A breif Introduction



My photographic experience in a nutshell; decades behind a camera, countless hours on photo shoots across the country. Endless nights spent in the laboratory mixing chemicals, processing film and prints to make unrealistic deadlines. Short notice trips to third world countries documenting incidents and activities best forgotten.  From public relations to portrait to plane crash, the gamut of my assignments still boggles my mind.

I was a shooter, a writer, a teacher, a multimedia media producer, graphics guru, crime scene investigator and fingerprint expert. From film to video, analog to digital my life behind the lens has been a whirlwind of  events, from gala high society gatherings to vicariously participating in the joys and suffering of people of all walks of life, a witness to the creation and the destruction of  life. I documented the activities of mankind in peacetime and in war with all the best equipment and an unlimited budget. The price tag for looking through the lens was costly. Over time I learned enough about mankind to facilitate my withdrawal from society and complete abstinence from anything which could be construed as photographic.  I had seen enough, had enough of society. For a time I just wrote, attempting to educate people about what I had experienced but they thought me quite mad. Perhaps they were correct in thinking so. 

I on the other hand was convinced that it was just the opposite. Society had its issues. It was not just me. 
    
I had grown up in a lab. My parents were photographers. Somehow through a twist of fate (and to avoid another tour in Vietnam) I too evolved into a photographer. Unlike my parents who ran a traditional studio, I would take a path which led to the dark side of photography which almost destroyed me. But ultimately, taught me more about the real world of photography than I ever suspected or cared to know about. Working for a wide variety of state and federal agencies I covered assignments that many would consider very desirable, some would even say they were cool. Those with any insight at all simply asked how I cold stand to do such disgusting work. In hindsight I wonder. Over the years those torturous experiences have served me well.  I hope that somehow I can share some of that insight gleaned with you to make you a better shooter or at minimum to help you in accomplish what you need to do photographically for your NGO or nonprofit to succeed without spending a fortune. 

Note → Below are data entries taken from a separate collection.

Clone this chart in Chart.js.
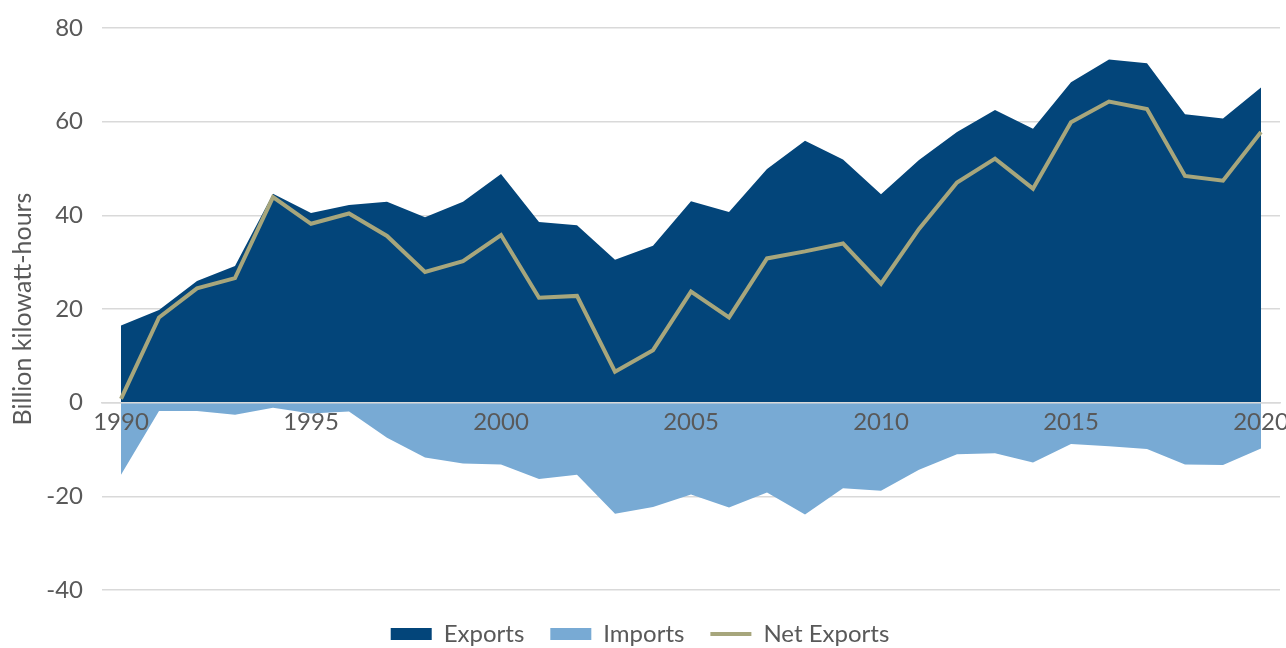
<!DOCTYPE html>
<html>
<head>
<meta charset="utf-8">
<script src="https://cdn.jsdelivr.net/npm/chart.js@4.4.0/dist/chart.umd.min.js"></script>
<style>
  html, body { margin: 0; padding: 0; background: #fff; }
  #wrap { width: 1286px; height: 648px; }
</style>
</head>
<body>
<div id="wrap"><canvas id="grafica"></canvas></div>
<script>
const years = [1990, 1991, 1992, 1993, 1994, 1995, 1996, 1997, 1998, 1999,
  2000, 2001, 2002, 2003, 2004, 2005, 2006, 2007, 2008, 2009,
  2010, 2011, 2012, 2013, 2014, 2015, 2016, 2017, 2018, 2019, 2020];
const exportsData = [16.5, 19.8, 26.0, 29.2, 44.6, 40.5, 42.2, 42.9, 39.6, 42.9,
  48.8, 38.6, 37.9, 30.5, 33.5, 43.0, 40.7, 49.9, 55.9, 51.9,
  44.5, 51.8, 57.8, 62.5, 58.5, 68.4, 73.3, 72.5, 61.6, 60.7, 67.3];
const importsData = [-15.4, -1.8, -1.8, -2.6, -1.1, -2.3, -1.9, -7.5, -11.7, -13.0,
  -13.2, -16.3, -15.4, -23.7, -22.3, -19.6, -22.4, -19.2, -23.9, -18.3,
  -18.8, -14.3, -11.0, -10.8, -12.8, -8.8, -9.3, -9.9, -13.2, -13.3, -9.8];
const netData = [0.8, 18.2, 24.4, 26.6, 43.9, 38.2, 40.4, 35.6, 27.9, 30.2,
  35.8, 22.4, 22.8, 6.6, 11.2, 23.7, 18.2, 30.8, 32.3, 34.0,
  25.4, 37.1, 47.0, 52.1, 45.7, 59.9, 64.3, 62.7, 48.4, 47.4, 57.8];
const xTicks = [1990, 1995, 2000, 2005, 2010, 2015, 2020];
const yTicks = [-40, -20, 0, 20, 40, 60, 80];

const pares = serie => serie.map((v, i) => ({ x: years[i], y: v }));

const fuente = "Lato, 'Open Sans', sans-serif";
const gris = '#595959';

// fixed legend height, then nudge it down a little so the text sits low
const ajusteLeyenda = {
  id: 'ajusteLeyenda',
  beforeInit(chart) {
    const fit = chart.legend.fit;
    chart.legend.fit = function () {
      fit.call(this);
      this.height = 52;
    };
  },
  afterLayout(chart) {
    chart.legend.top += 6;
    chart.legend.bottom += 6;
  }
};

new Chart(document.getElementById('grafica'), {
  type: 'line',
  data: {
    datasets: [
      {
        label: 'Exports',
        data: pares(exportsData),
        backgroundColor: '#03457a',
        borderColor: '#03457a',
        borderWidth: 0,
        pointRadius: 0,
        pointStyle: 'rect',
        fill: 'origin',
        order: 2
      },
      {
        label: 'Imports',
        data: pares(importsData),
        backgroundColor: '#78aad4',
        borderColor: '#78aad4',
        borderWidth: 0,
        pointRadius: 0,
        pointStyle: 'rect',
        fill: 'origin',
        order: 3
      },
      {
        label: 'Net Exports',
        data: pares(netData),
        borderColor: '#a7a67c',
        backgroundColor: '#a7a67c',
        borderWidth: 4,
        pointRadius: 0,
        pointStyle: 'line',
        fill: false,
        order: 1
      }
    ]
  },
  options: {
    responsive: true,
    maintainAspectRatio: false,
    animation: false,
    layout: { padding: { top: 28, right: 6, bottom: 6, left: 0 } },
    plugins: {
      tooltip: { enabled: false },
      legend: {
        position: 'bottom',
        labels: {
          usePointStyle: true,
          pointStyleWidth: 41,
          boxHeight: 12,
          padding: 26,
          color: gris,
          font: { family: fuente, size: 24 },
          sort: (a, b) => a.datasetIndex - b.datasetIndex,
          generateLabels(chart) {
            const items = Chart.defaults.plugins.legend.labels.generateLabels(chart);
            items.forEach(it => {
              const ds = chart.data.datasets[it.datasetIndex];
              if (ds.pointStyle === 'line') {
                it.strokeStyle = ds.borderColor;
                it.lineWidth = 4;
              } else {
                it.lineWidth = 0;
                it.strokeStyle = 'rgba(0,0,0,0)';
              }
            });
            return items;
          }
        }
      }
    },
    scales: {
      x: {
        type: 'linear',
        min: 1989.5,
        max: 2020.5,
        position: { y: 0 },
        afterBuildTicks: scale => { scale.ticks = xTicks.map(v => ({ value: v })); },
        // axis sits on the zero line, so it should not take any layout room
        afterFit: scale => {
          scale.height = 0;
          scale.paddingLeft = 0;
          scale.paddingRight = 0;
        },
        grid: { display: false, drawTicks: false },
        border: { display: true, color: '#d9d9d9', width: 1.5, z: 1 },
        ticks: {
          z: 1,
          autoSkip: false,
          maxRotation: 0,
          padding: 5,
          color: gris,
          font: { family: fuente, size: 24 },
          callback: v => String(v)
        }
      },
      y: {
        min: -40,
        max: 80,
        afterBuildTicks: scale => { scale.ticks = yTicks.map(v => ({ value: v })); },
        afterFit: scale => {
          scale.width = 102;
          scale.paddingTop = 0;
          scale.paddingBottom = 0;
        },
        grid: { color: '#d9d9d9', lineWidth: 1.5, drawTicks: false },
        border: { display: false },
        title: {
          display: true,
          text: 'Billion kilowatt-hours',
          color: gris,
          font: { family: fuente, size: 25 },
          padding: { top: 8, bottom: 0 }
        },
        ticks: {
          padding: 19,
          color: gris,
          font: { family: fuente, size: 24 }
        }
      }
    }
  },
  plugins: [ajusteLeyenda]
});
</script>
</body>
</html>
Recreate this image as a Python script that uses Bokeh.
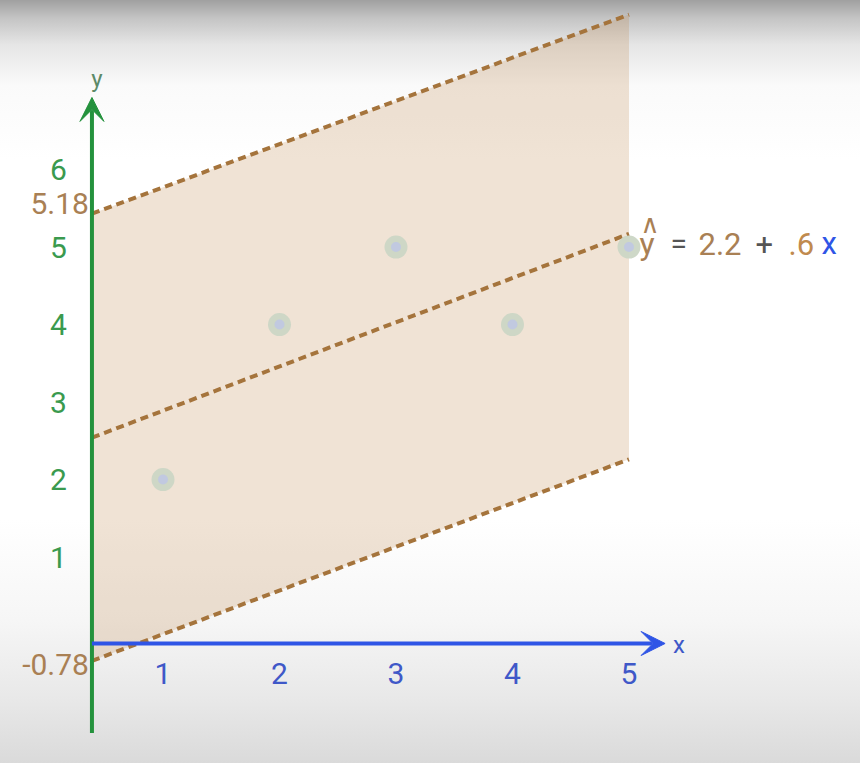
from bokeh.plotting import figure
from bokeh.models import (Range1d, LinearAxis, FixedTicker, Arrow, VeeHead, Label,
                          GlobalInlineStyleSheet)
from bokeh.embed import file_html
from bokeh.resources import INLINE

# ---------------- data ----------------
x_obs = [1, 2, 3, 4, 5]
y_obs = [2, 4, 5, 4, 5]
x_ticks = [1, 2, 3, 4, 5]
y_ticks = [1, 2, 3, 4, 5, 6]
band_x = [0.39, 5.0]          # where the drawn lines start / end
fit_y = [2.54, 5.17]          # regression line as drawn
upper_y = [5.43, 8.0]         # upper dashed bound as drawn
lower_y = [-0.34, 2.26]       # lower dashed bound as drawn
upper_label = "5.18"
lower_label = "-0.78"
eq_parts = ["y", "=", "2.2", "+", ".6", "x"]

# ---------------- layout / style ----------------
FONT = "Roboto"
GREEN = "#24923d"
GREEN_TXT = "#3a9a4e"
BLUE = "#2f55e6"
BLUE_TXT = "#3f58c8"
BROWN = "#a5743c"
BROWN_TXT = "#a98054"
GRAY_TXT = "#555555"

y_axis_x = 0.39
x_axis_y = -0.116

p = figure(width=844, height=747,
           x_range=Range1d(-0.395, 6.85), y_range=Range1d(-1.458, 8.181),
           x_axis_type=None, y_axis_type=None,
           output_backend="svg", toolbar_location=None, min_border=0,
           outline_line_color=None, background_fill_alpha=0, border_fill_alpha=0)

p.stylesheets = [GlobalInlineStyleSheet(css=(
    "html{height:100%;background:linear-gradient(to bottom,#a0a0a0 0px,#c4c4c4 18px,"
    "#e6e6e6 45px,#fafafa 85px,#ffffff 160px,#ffffff 520px,#f6f6f6 620px,#e8e8e8 700px,#dadada 763px) no-repeat;}"
    "body{background:transparent;}"))]

# band between bounds
p.varea(x=band_x, y1=lower_y, y2=upper_y, fill_color="#c08a4e", fill_alpha=0.24)

# dashed lines
for ys in (upper_y, fit_y, lower_y):
    p.line(band_x, ys, line_color=BROWN, line_width=4, line_dash="8 5")

# observations
p.scatter(x_obs, y_obs, size=23, fill_color="#cbd6c5", line_color=None, fill_alpha=0.95)
p.scatter(x_obs, y_obs, size=10, fill_color="#bcc4e8", line_color=None, fill_alpha=0.75)

# axes (tick labels through the library's axes)
xax = LinearAxis(ticker=FixedTicker(ticks=x_ticks), fixed_location=x_axis_y,
                 axis_line_color=None, major_tick_line_color=None, minor_tick_line_color=None,
                 major_label_text_color=BLUE_TXT, major_label_text_font_size="30px",
                 major_label_text_font=FONT, major_label_standoff=14)
p.add_layout(xax, "below")
yax = LinearAxis(ticker=FixedTicker(ticks=y_ticks), fixed_location=y_axis_x,
                 axis_line_color=None, major_tick_line_color=None, minor_tick_line_color=None,
                 major_label_text_color=GREEN_TXT, major_label_text_font_size="30px",
                 major_label_text_font=FONT, major_label_standoff=19)
p.add_layout(yax, "left")

# axis arrows
p.add_layout(Arrow(end=VeeHead(size=24, fill_color=GREEN, line_color=GREEN),
                   x_start=y_axis_x, y_start=-1.27, x_end=y_axis_x, y_end=6.93,
                   line_color=GREEN, line_width=4))
p.add_layout(Arrow(end=VeeHead(size=24, fill_color=BLUE, line_color=BLUE),
                   x_start=y_axis_x, y_start=x_axis_y, x_end=5.31, y_end=x_axis_y,
                   line_color=BLUE, line_width=4))

# axis names
p.add_layout(Label(x=y_axis_x, y=7.17, text="y", text_align="center", text_baseline="middle",
                   x_offset=5, text_color="#5c8a68", text_font_size="24px", text_font=FONT))
p.add_layout(Label(x=5.31, y=x_axis_y, text="x", text_align="left", text_baseline="middle",
                   x_offset=8, y_offset=-2, text_color=BLUE_TXT, text_font_size="24px", text_font=FONT))

# intercept labels of the bounds
p.add_layout(Label(x=y_axis_x, y=upper_y[0], text=upper_label, text_align="right",
                   text_baseline="middle", x_offset=-3, y_offset=10,
                   text_color=BROWN_TXT, text_font_size="30px", text_font=FONT))
p.add_layout(Label(x=y_axis_x, y=lower_y[0], text=lower_label, text_align="right",
                   text_baseline="middle", x_offset=-3, y_offset=-4,
                   text_color=BROWN_TXT, text_font_size="30px", text_font=FONT))

# equation  y^ = 2.2 + .6 x
eq_colors = [BROWN_TXT, GRAY_TXT, BROWN_TXT, GRAY_TXT, "#c08a4e", BLUE]
eq_offsets = [0, 31, 59, 116, 149, 182]
eq_sizes = ["32px", "30px", "31px", "31px", "31px", "31px"]
eq_x, eq_y = band_x[1] + 0.09, fit_y[1] - 0.13
for t, c, o, s in zip(eq_parts, eq_colors, eq_offsets, eq_sizes):
    p.add_layout(Label(x=eq_x, y=eq_y, text=t, x_offset=o, text_align="left",
                       text_baseline="alphabetic", text_color=c,
                       text_font_size=s, text_font=FONT))
p.add_layout(Label(x=eq_x, y=eq_y, text="\u2227", x_offset=1, y_offset=20, text_align="left",
                   text_baseline="alphabetic", text_color=BROWN_TXT,
                   text_font_size="26px", text_font="DejaVu Sans"))

open("out.html", "w").write(file_html(p, INLINE))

It’s a switch turning from the really ugly side of life which truly can’t be presented here publicly in any fashion. To look for the fleeting moments of life which pass by so quickly that oft times they are completely missed.To be content in the knowing that somewhere is an image, which if captured correctly will provide inspiration to the viewer to get involved or donate the necessary funds and assistance to a charitable organization which results in comfort and solace being provided to a tortured soul somewhere.
 
To that end, I have returned to one of segment of my photographic experience which was free of pain and truly enjoyable even though at time the topic or the subject matter was sad in some respect. That genre of photography which is commonly referred to as photojournalism the fine art of mixing words with pictures to make a point. Pictures that to be taken require the ability to be empathic and compassionate along with the technical expertise to get the job done right the first time.    

It may take some time to achieve this goal. Learning to blog at 62 is a challenge. But this medium affords the opportunity to communicate for free and free is what this is all about as you will see and understand as time passes. Bear with me as this little corner of the universe comes together.